While I don’t know the objectives of the SMH survey, several aspects of it made me realise that they’re likely to end up with mis-representative and unusable data.
Early in the survey, it asked me for my main country of residence, so I picked “Australia”:
That was followed by a question about the state of Australia that I live in, so I picked “New South Wales (NSW)”:
The next question left me confused:
The question asked me for my monthly household income in US dollars. Considering the SMH is an Australian newspaper, and that I had just specified that I was living in Australia, asking me to try and specify my monthly income in a foreign currency felt just a little absurd (however, it’s not the first time that I’ve seen an Australian company do this in a survey). Some people may not realise it’s asking about another currency (or is that an unintentional mistake?), some might try to be helpful and convert their income to US dollars, some may pick the easy option of “Prefer not to say”, some may pick a random figure, and others may drop-out of the survey because it suddenly feels a little difficult or not applicable to them.
A few alternatives for the survey could be to ask for a monthly income in the currency of the country of residence, or, with the SMH’s presumably majority-Australian audience, it could ask for monthly income in Australian dollars while skipping the income question if the country of residence was not Australia. The decision to personalise or skip the question would depend on the objectives of the survey.

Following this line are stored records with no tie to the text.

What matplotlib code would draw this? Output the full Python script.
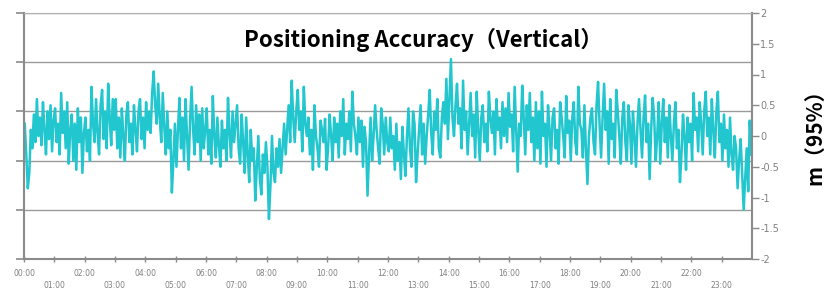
import numpy as np
import matplotlib.pyplot as plt
from matplotlib.ticker import FixedLocator, NullFormatter

# vertical error (m, 95%) every 3 minutes over one day, one row per hour
err = [
    0.2, -0.3, -0.85, -0.6, 0.1, -0.2, 0.35, -0.1, 0.6, 0.0, 0.3, -0.15, 0.55, 0.1, -0.3, 0.4, -0.05, 0.5, -0.25, 0.25,
    0.45, -0.1, 0.2, -0.3, 0.7, 0.05, 0.4, -0.2, 0.55, -0.45, 0.1, 0.35, -0.4, 0.2, -0.55, 0.45, -0.1, 0.3, -0.6, 0.05,
    0.3, -0.25, 0.1, -0.4, 0.8, 0.2, -0.1, 0.6, 0.05, -0.3, 0.5, 0.75, -0.05, 0.4, -0.2, 0.85, 0.3, -0.15, 0.6, 0.1,
    0.6, -0.2, 0.3, -0.35, 0.45, 0.0, -0.4, 0.35, 0.55, -0.1, 0.2, -0.3, 0.5, 0.1, -0.25, 0.4, 0.6, -0.05, 0.3, -0.2,
    0.55, 0.1, 0.4, 0.05, 0.7, 1.05, 0.5, 0.2, 0.85, 0.3, -0.1, 0.7, 0.15, -0.3, 0.4, -0.2, 0.1, -0.92, -0.4, 0.2,
    -0.5, 0.1, 0.62, -0.2, 0.3, -0.4, 0.6, 0.0, -0.55, 0.25, 0.8, 0.1, -0.3, 0.5, -0.1, 0.35, -0.4, 0.45, -0.2, 0.1,
    0.45, -0.3, 0.1, -0.45, 0.65, 0.0, -0.35, 0.3, -0.15, -0.5, 0.25, -0.2, 0.1, -0.4, 0.62, 0.05, -0.35, 0.4, -0.1, 0.2,
    0.5, -0.2, -0.45, 0.35, -0.1, -0.6, 0.3, -0.3, -0.75, 0.1, -0.4, -0.2, -1.05, -0.5, 0.0, -0.7, -0.95, -0.3, -0.6, -0.1,
    -0.5, -1.35, -0.8, 0.0, -0.6, -0.75, -0.2, -0.5, -0.05, -0.6, -0.2, 0.2, -0.3, 0.1, 0.5, -0.1, 0.9, 0.3, -0.1, 0.4,
    0.75, 0.1, 0.4, -0.25, 0.8, 0.2, 0.0, 0.3, -0.3, 0.1, -0.55, 0.5, 0.0, -0.2, -0.5, 0.25, 0.1, -0.1, 0.28, -0.55,
    -0.2, 0.35, 0.0, -0.4, 0.3, -0.1, 0.2, -0.35, 0.4, 0.0, 0.6, -0.3, 0.2, -0.05, 0.4, -0.25, 0.72, 0.2, 0.0, -0.3,
    0.3, -0.1, 0.25, -0.5, 0.15, -0.1, -0.97, -0.3, 0.3, -0.4, 0.0, 0.5, 0.1, -0.2, -0.45, 0.45, 0.2, -0.3, 0.3, -0.1,
    -0.25, 0.3, -0.2, 0.0, -0.55, 0.2, -0.4, -0.1, -0.7, 0.15, -0.3, -0.65, 0.0, 0.45, -0.2, -0.5, 0.4, 0.2, -0.75, -0.3,
    0.1, 0.5, -0.3, 0.2, -0.45, 0.0, 0.35, 0.75, 0.05, -0.3, 0.4, 0.1, 0.6, -0.2, -0.35, 0.3, 0.55, 0.2, 0.93, -0.05,
    0.6, 1.25, 0.3, 0.0, 0.5, 0.85, 0.2, 0.45, -0.2, 0.9, 0.1, 0.4, -0.3, 0.2, 0.7, 0.0, 0.35, -0.35, 0.72, 0.1,
    -0.4, 0.3, 0.5, -0.1, 0.2, -0.25, 0.72, 0.3, 0.05, 0.4, -0.3, 0.6, 0.1, 0.3, -0.2, 0.55, 0.0, 0.45, -0.1, 0.7,
    0.15, 0.35, -0.25, 0.8, 0.1, -0.58, 0.2, 0.0, 0.82, 0.3, -0.3, 0.5, 0.1, 0.7, -0.1, 0.3, -0.4, 0.55, -0.2, 0.4,
    -0.45, 0.72, 0.0, 0.2, -0.5, 0.5, 0.1, -0.4, 0.3, 0.45, -0.2, 0.1, -0.45, 0.55, 0.3, 0.0, -0.35, 0.65, 0.05, 0.25,
    -0.4, 0.3, 0.55, -0.1, -0.3, 0.8, 0.2, 0.1, -0.35, 0.5, -0.2, -0.78, 0.0, 0.3, 0.45, -0.1, -0.3, 0.5, 0.88, 0.2,
    -0.35, 0.3, 0.85, 0.1, 0.4, -0.45, 0.6, -0.05, 0.2, -0.35, 0.75, 0.4, 0.0, -0.45, 0.3, 0.55, -0.1, -0.4, 0.5, 0.2,
    -0.45, 0.4, 0.0, -0.5, 0.2, 0.6, 0.1, -0.35, 0.3, 0.66, -0.1, 0.2, -0.7, 0.1, 0.62, 0.3, -0.4, 0.0, 0.55, -0.45,
    0.2, 0.6, -0.1, 0.3, -0.35, 0.5, 0.0, -0.4, 0.2, 0.55, -0.2, 0.1, -0.75, -0.3, 0.35, 0.0, -0.55, 0.3, -0.1, 0.2,
    -0.4, 0.7, 0.1, 0.3, -0.25, 0.55, 0.2, -0.3, 0.4, 0.72, 0.0, 0.3, -0.3, 0.6, 0.1, -0.35, 0.4, 0.72, -0.1, 0.2,
    -0.4, 0.35, -0.2, 0.1, -0.5, 0.3, -0.3, -0.55, 0.0, -0.2, -0.85, -0.4, -0.05, -0.6, -1.2, -0.7, -0.2, -0.9, 0.25, -0.3,
]
hours = np.arange(len(err)) * 0.05 + 0.025

grid_levels = [-2, -1.2, -0.4, 0.4, 1.2, 2]
right_ticks = [-2, -1.5, -1, -0.5, 0, 0.5, 1, 1.5, 2]
right_labels = ['-2', '-1.5', '-1', '-0.5', '0', '0.5', '1', '1.5', '2']
even_hours = list(range(0, 24, 2))
odd_hours = list(range(1, 24, 2))

gray = '#8a8a8a'
fig = plt.figure(figsize=(8.31, 2.94), dpi=100)
ax = fig.add_axes([24 / 831, 1 - 259 / 294, 728 / 831, 246 / 294])

ax.plot(hours, err, color='#22c6cf', lw=1.8)
ax.set_xlim(0, 24)
ax.set_ylim(-2, 2)

# left axis: ticks only, lines across
ax.set_yticks(grid_levels)
ax.yaxis.set_major_formatter(NullFormatter())
ax.tick_params(axis='y', length=6, width=1.2, color=gray)
ax.grid(axis='y', color='#9a9a9a', lw=1.0)

# x axis: even hours on top row, odd hours below
ax.xaxis.set_major_locator(FixedLocator(even_hours))
ax.xaxis.set_minor_locator(FixedLocator(odd_hours))
ax.set_xticklabels(['%02d:00' % h for h in even_hours])
ax.set_xticklabels(['%02d:00' % h for h in odd_hours], minor=True)
ax.tick_params(axis='x', which='major', direction='inout', length=4, width=1,
               color=gray, labelsize=5.5, labelcolor='#808080', pad=5)
ax.tick_params(axis='x', which='minor', direction='inout', length=4, width=1,
               color=gray, labelsize=5.5, labelcolor='#808080', pad=14)

for s in ['left', 'bottom', 'right']:
    ax.spines[s].set_color(gray)
    ax.spines[s].set_linewidth(1.5)
ax.spines['top'].set_color('#b0b0b0')

r = ax.twinx()
r.set_ylim(-2, 2)
r.set_yticks(right_ticks)
r.set_yticklabels(right_labels)
r.tick_params(axis='y', length=5, width=1, color=gray, labelsize=7,
              labelcolor='#808080', pad=1)
for s in r.spines.values():
    s.set_visible(False)

ax.text(0.548, 0.89, 'Positioning Accuracy（Vertical）', transform=ax.transAxes,
        ha='center', va='center', fontsize=16, fontweight='bold',
        family=['Noto Sans CJK JP', 'DejaVu Sans'])
fig.text(815 / 831, 1 - 132 / 294, 'm（95%）', rotation=90, ha='center', va='center',
         fontsize=15, fontweight='bold', family=['Noto Sans CJK JP', 'DejaVu Sans'])

plt.savefig('out.png', dpi=100)
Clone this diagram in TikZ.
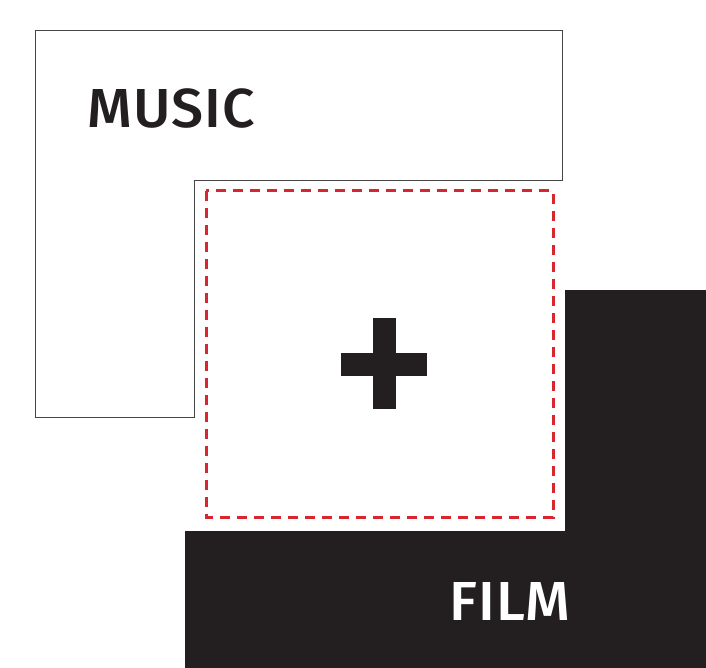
\documentclass[tikz,border=0pt]{standalone}
\usepackage{fontspec}
\setmainfont{Fira Sans}[UprightFont=* Medium, FakeStretch=1.04, LetterSpace=2]
\usepackage{xcolor}
\usetikzlibrary{positioning}
\definecolor{myblack}{RGB}{35,31,32}
\definecolor{myred}{RGB}{218,37,47}
\definecolor{mygray}{RGB}{70,70,70}

\begin{document}
\begin{tikzpicture}[x=1pt, y=-1pt]
    \tikzstyle{lbl}=[inner sep=0pt, anchor=base west, font=\fontsize{55}{55}\selectfont]
    \useasboundingbox (0,0) rectangle (706,668);
    % music outline
    \draw[mygray, line width=0.8pt] (35,30) -- (562,30) -- (562,180) -- (194,180) -- (194,417) -- (35,417) -- cycle;
    % film block
    \fill[myblack] (565,290) -- (706,290) -- (706,668) -- (185,668) -- (185,531) -- (565,531) -- cycle;
    % overlap
    \draw[myred, line width=3pt, dash pattern=on 10pt off 7pt] (206,191) rectangle (553,517);
    % plus
    \fill[myblack] (373,318) rectangle (396,409);
    \fill[myblack] (341,353) rectangle (427,376);
    \node[lbl, text=myblack] (music) at (87,128) {MUSIC};
    \node[lbl, text=white] (film) at (449,620) {FILM};
  \end{tikzpicture}
\end{document}
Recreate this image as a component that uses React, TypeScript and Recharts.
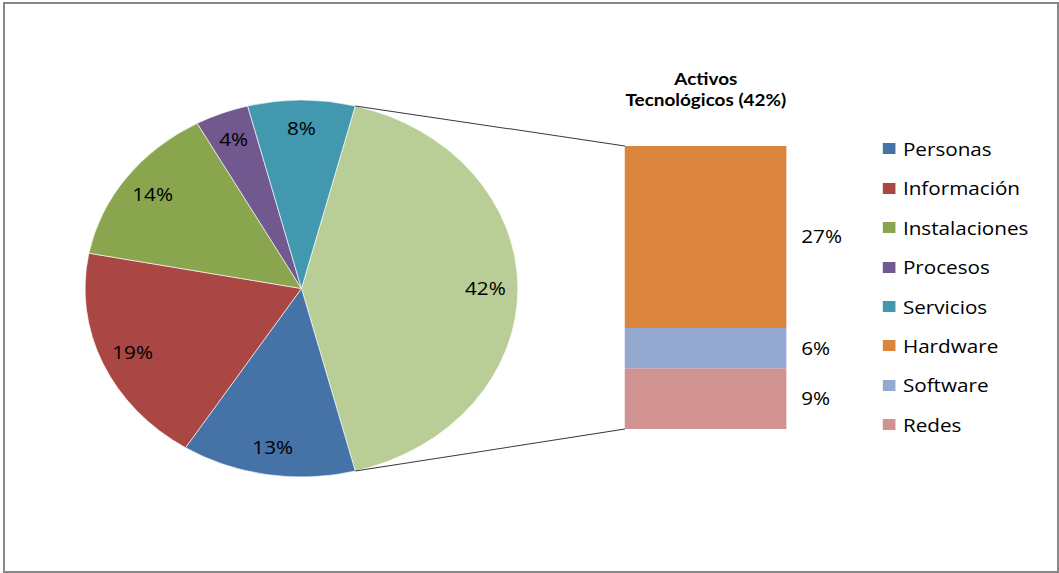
import React from 'react';
import { PieChart, Pie, Cell, BarChart, Bar, XAxis, YAxis, LabelList, Legend } from 'recharts';

// pie slices, clockwise starting with the aggregated slice
const pieNames = ['Activos Tecnológicos', 'Personas', 'Información', 'Instalaciones', 'Procesos', 'Servicios'];
const pieValues = [42, 13, 19, 14, 4, 8];
const pieColors = ['#B9CD96', '#4572A7', '#AA4643', '#89A54E', '#71588F', '#4198AF'];

// breakdown bar (top to bottom)
const barNames = ['Hardware', 'Software', 'Redes'];
const barValues = [27, 6, 9];
const barColors = ['#DB843D', '#93A9CF', '#D19392'];

const legendNames = ['Personas', 'Información', 'Instalaciones', 'Procesos', 'Servicios', 'Hardware', 'Software', 'Redes'];
const legendColors = ['#4572A7', '#AA4643', '#89A54E', '#71588F', '#4198AF', '#DB843D', '#93A9CF', '#D19392'];

const titleLines = ['Activos', 'Tecnológicos (42%)'];

const FONT = '"Open Sans", Lato, sans-serif';
const TITLE_FONT = 'Lato, "Open Sans", sans-serif';
const SX = 1.148; // the whole picture is stretched horizontally
const W = 1059;
const H = 573;
const NW = W / SX;

// layout (unstretched coords)
const PIE_CX = 262.6;
const PIE_CY = 288.5;
const PIE_R = 188.5;
const BAR_LEFT = 544.4;
const BAR_TOP = 146;
const BAR_W = 141;
const BAR_H = 283;

const pieData = pieNames.map((name, i) => ({ name, value: pieValues[i] }));
const barRow: Record<string, string | number> = { name: 'Activos Tecnológicos' };
barNames.forEach((n, i) => { barRow[n] = barValues[i]; });
const barData = [barRow];
const barTotal = barValues.reduce((a, b) => a + b, 0);

// aggregated slice centred on 3 o'clock
const startAngle = (pieValues[0] / 100) * 180;
const endAngle = startAngle - 360;

const RAD = Math.PI / 180;

const renderPieLabel = (props: any) => {
  const { cx, cy, midAngle, outerRadius, value } = props;
  const r = outerRadius * 0.85;
  const x = cx + r * Math.cos(-midAngle * RAD);
  const y = cy + r * Math.sin(-midAngle * RAD);
  return (
    <text x={x} y={y} textAnchor="middle" dominantBaseline="central" fill="#000" fontSize={18} fontFamily={FONT}>
      {value}%
    </text>
  );
};

const LegendBox = () => (
  <div style={{ fontFamily: FONT, fontSize: 18, color: '#000' }}>
    {legendNames.map((n, i) => (
      <div key={n} style={{ height: 39.4, display: 'flex', alignItems: 'center' }}>
        <span style={{ display: 'inline-block', width: 10.5, height: 11, background: legendColors[i], marginRight: 7 }} />
        <span style={{ whiteSpace: 'nowrap' }}>{n}</span>
      </div>
    ))}
  </div>
);

export default function App() {
  // connector end points
  const p1x = PIE_CX + PIE_R * Math.cos(startAngle * RAD);
  const p1y = PIE_CY - PIE_R * Math.sin(startAngle * RAD);
  const p2y = PIE_CY + PIE_R * Math.sin(startAngle * RAD);

  return (
    <div style={{ position: 'absolute', left: 0, top: 0, width: W, height: H, background: '#fff', overflow: 'hidden' }}>
      <div style={{ position: 'absolute', left: 3, top: 2, width: W - 3, height: H - 2, border: '2px solid #878787', boxSizing: 'border-box' }} />
      <div style={{ position: 'absolute', left: 0, top: 0, width: NW, height: H, transform: `scaleX(${SX})`, transformOrigin: '0 0' }}>
        <div style={{ position: 'absolute', left: 0, top: 0 }}>
          <PieChart width={NW} height={H} margin={{ top: 0, right: 0, bottom: 0, left: 0 }}>
            <Pie
              data={pieData}
              dataKey="value"
              nameKey="name"
              cx={PIE_CX}
              cy={PIE_CY}
              outerRadius={PIE_R}
              startAngle={startAngle}
              endAngle={endAngle}
              label={renderPieLabel}
              labelLine={false}
              stroke="#fff"
              strokeWidth={0.6}
              isAnimationActive={false}
            >
              {pieData.map((d, i) => <Cell key={d.name} fill={pieColors[i]} />)}
            </Pie>
            <Legend
              content={() => <LegendBox />}
              wrapperStyle={{ position: 'absolute', left: 769, top: 129.3, width: 150, height: 320 }}
            />
          </PieChart>
        </div>
        <div style={{ position: 'absolute', left: BAR_LEFT, top: BAR_TOP }}>
          <BarChart width={BAR_W + 60} height={BAR_H} data={barData} margin={{ top: 0, right: 60, bottom: 0, left: 0 }} barCategoryGap={0}>
            <XAxis dataKey="name" hide />
            <YAxis type="number" domain={[0, barTotal]} hide />
            {[...barNames].reverse().map((n) => {
              const i = barNames.indexOf(n);
              return (
                <Bar key={n} dataKey={n} stackId="a" fill={barColors[i]} isAnimationActive={false}>
                  <LabelList
                    dataKey={n}
                    position="right"
                    offset={13}
                    formatter={(v: any) => `${v}%`}
                    fill="#000"
                    fontSize={18}
                    fontFamily={FONT}
                  />
                </Bar>
              );
            })}
          </BarChart>
        </div>
        <svg width={NW} height={H} style={{ position: 'absolute', left: 0, top: 0, pointerEvents: 'none' }}>
          <line x1={p1x} y1={p1y} x2={BAR_LEFT} y2={BAR_TOP} stroke="#3a3a3a" strokeWidth={1} />
          <line x1={p1x} y1={p2y} x2={BAR_LEFT} y2={BAR_TOP + BAR_H} stroke="#3a3a3a" strokeWidth={1} />
          {titleLines.map((t, i) => (
            <text key={t} x={BAR_LEFT + BAR_W / 2} y={85 + i * 21} textAnchor="middle" fontFamily={TITLE_FONT} fontWeight="bold" fontSize={16.5} fill="#000">
              {t}
            </text>
          ))}
        </svg>
      </div>
    </div>
  );
}
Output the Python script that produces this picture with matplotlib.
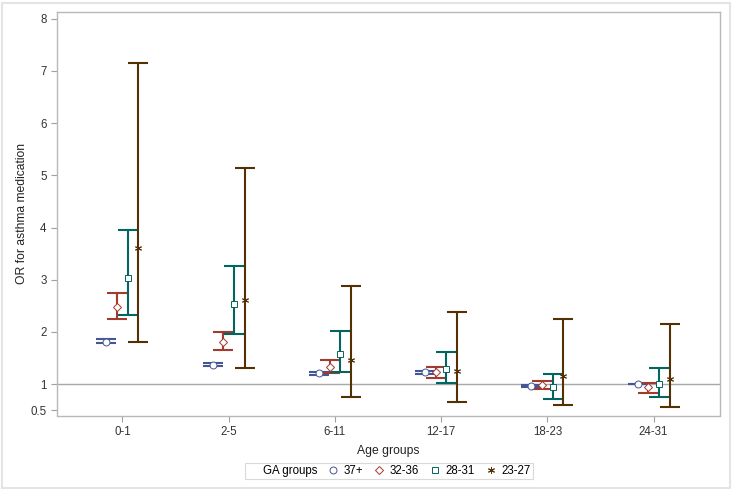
import numpy as np
import matplotlib.pyplot as plt
from matplotlib.lines import Line2D
from matplotlib.patches import Rectangle

plt.rcParams['font.family'] = ['Liberation Sans', 'DejaVu Sans']

# Age groups on the x axis, GA groups as series
ages = ['0-1', '2-5', '6-11', '12-17', '18-23', '24-31']
ga_groups = ['37+', '32-36', '28-31', '23-27']

or_37 = [1.81, 1.37, 1.21, 1.23, 0.97, 1.00]
lo_37 = [1.78, 1.34, 1.18, 1.20, 0.95, 1.00]
hi_37 = [1.86, 1.40, 1.24, 1.26, 0.99, 1.00]

or_32 = [2.47, 1.81, 1.33, 1.24, 0.98, 0.94]
lo_32 = [2.24, 1.65, 1.22, 1.12, 0.90, 0.83]
hi_32 = [2.74, 2.00, 1.47, 1.33, 1.06, 1.03]

or_28 = [3.03, 2.54, 1.58, 1.29, 0.94, 1.01]
lo_28 = [2.33, 1.97, 1.24, 1.03, 0.72, 0.76]
hi_28 = [3.95, 3.27, 2.01, 1.62, 1.19, 1.31]

or_23 = [3.61, 2.62, 1.47, 1.26, 1.16, 1.10]
lo_23 = [1.81, 1.31, 0.75, 0.66, 0.60, 0.56]
hi_23 = [7.15, 5.15, 2.88, 2.39, 2.25, 2.15]

series = [(or_37, lo_37, hi_37), (or_32, lo_32, hi_32),
          (or_28, lo_28, hi_28), (or_23, lo_23, hi_23)]
colors = ['#445694', '#A23A2E', '#01665E', '#543005']
markers = ['o', 'D', 's', (6, 2, 0)]
msizes = [5, 4.2, 5, 5]
offsets = [-0.15, -0.05, 0.05, 0.15]

fig = plt.figure(figsize=(7.33, 4.90), dpi=100)
ax = fig.add_axes([57 / 733, 1 - 415.5 / 490, (719.5 - 57) / 733, (415.5 - 12) / 490])

x = np.arange(len(ages))
ax.axhline(1, color='#a8a8a8', lw=1, zorder=1)

for (est, lo, hi), c, m, ms, off in zip(series, colors, markers, msizes, offsets):
    est = np.array(est)
    yerr = [est - np.array(lo), np.array(hi) - est]
    ax.errorbar(x + off, est, yerr=yerr, fmt='none', ecolor=c, elinewidth=1.5,
                capsize=7, capthick=1.5, zorder=2)
    ax.plot(x + off, est, linestyle='none', marker=m, markersize=ms,
            markerfacecolor='white', markeredgecolor=c, markeredgewidth=0.7, zorder=3)

ax.set_xlim(-0.615, 5.62)
ax.set_ylim(0.4, 8.13)
ax.set_xticks(x)
ax.set_xticklabels(ages)
ax.set_yticks([0.5, 1, 2, 3, 4, 5, 6, 7, 8])
ax.set_yticklabels(['0.5', '1', '2', '3', '4', '5', '6', '7', '8'])
ax.tick_params(colors='#a0a0a0', labelcolor='#333333', labelsize=8.3, length=4, width=0.8)
for s in ax.spines.values():
    s.set_color('#b8b8b8')
    s.set_linewidth(1)

ax.set_xlabel('Age groups', fontsize=8.7, color='#222222', labelpad=5)
ax.set_ylabel('OR for asthma medication', fontsize=8.7, color='#222222', labelpad=2)

handles = [Line2D([], [], linestyle='none')]
labels = ['GA groups']
for g, c, m, ms in zip(ga_groups, colors, markers, msizes):
    handles.append(Line2D([], [], linestyle='none', marker=m, markersize=ms,
                          markerfacecolor='none', markeredgecolor=c, markeredgewidth=0.7))
    labels.append(g)
leg = fig.legend(handles, labels, loc='center', bbox_to_anchor=(389 / 733, 1 - 471 / 490),
                 ncol=5, fontsize=8.3, frameon=True, fancybox=False, handlelength=0.8,
                 handletextpad=0.5, columnspacing=1.0, borderpad=0.2, borderaxespad=0)
leg.get_frame().set_edgecolor('#d0d0d0')
leg.get_frame().set_linewidth(0.8)

fig.patches.append(Rectangle((2 / 733, 2 / 490), 728 / 733, 485 / 490, transform=fig.transFigure,
                             fill=False, edgecolor='#e4e4e4', lw=1.5))

fig.savefig('out.png', dpi=100)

Another flaw in the survey was when they asked “Where do you access the Internet from?” but they provided mixed options like “Home” (a location) and “Smart Phone” (a device), and asked to “Please select all that apply” but provided the options as radio buttons so that only a single selection could be made:
Those weren’t the only issues I had with the survey, but they’re enough to point out that if you’re using surveys for research then their content and structure are vital and should be tested thoroughly, and that if you receive data from a survey it’s important to know how it was captured so that it can be analysed appropriately.